While he admits that not all its experiences with PPPs have been successful, Kamau is confident that the country has learnt from the past and is now free from those shackles, and is able to move forward with its procurements by taking the experience of best practices from around the world.

It has clearly borne fruit. Interest in the country continues to grow from organisations outside Africa. Kamau also points to the fact that ratings agency Standard & Poor’s gives the country a rating of B+ stable, while its economy is expected to expand by up to 7% over the course of 2015. Moreover, that pace of growth is anticipated to continue over the medium-term, giving investors plenty of opportunities.

And while the energy market may be small enough for local organisations, that cannot be said of the country’s transport plans. As it looks to serve a population of nearly 46 million people, and ensure the conditions are in place for the economy to continue its expansion, its planned transport deals will be critical.

“For the transport projects there is a lot of interest from Europe,” says Kamau, “mainly the UK and Spain”. He adds that there is little interest from other parts of Africa, with the exception of South Africa, perhaps because of the scale of the programme.

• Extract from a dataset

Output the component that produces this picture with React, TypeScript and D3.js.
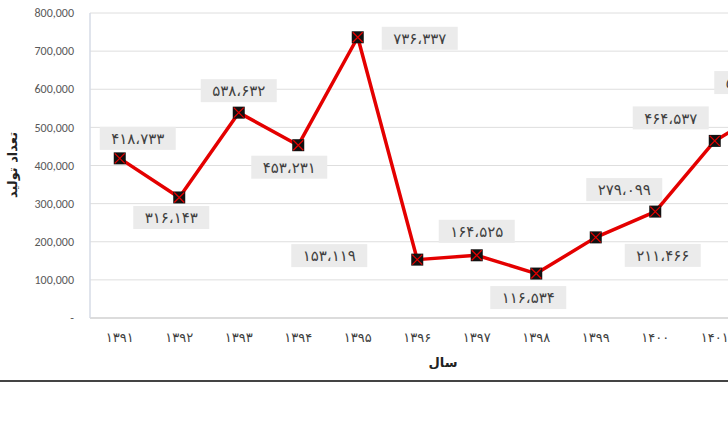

The US is also taking a growing interest in the opportunities that are now crystallising in Kenya.

“Kenya is leading the way for energy projects in Africa and we have a lot of interest from US companies who are looking to mobilise their money in the region,” he says. “We have wind and solar projects where the US companies are involved.”

A blend of investors from different continents could also become one way of ensuring the money gets to Kenya’s ambitious pipeline. “[US investors] have already got involved in a power project which is 300MW of power in wind and we have some debt coming from Europe,” says Kamau, describing the scheme in question as a “big project”.

For 2016, big projects look like being Kenya’s main currency.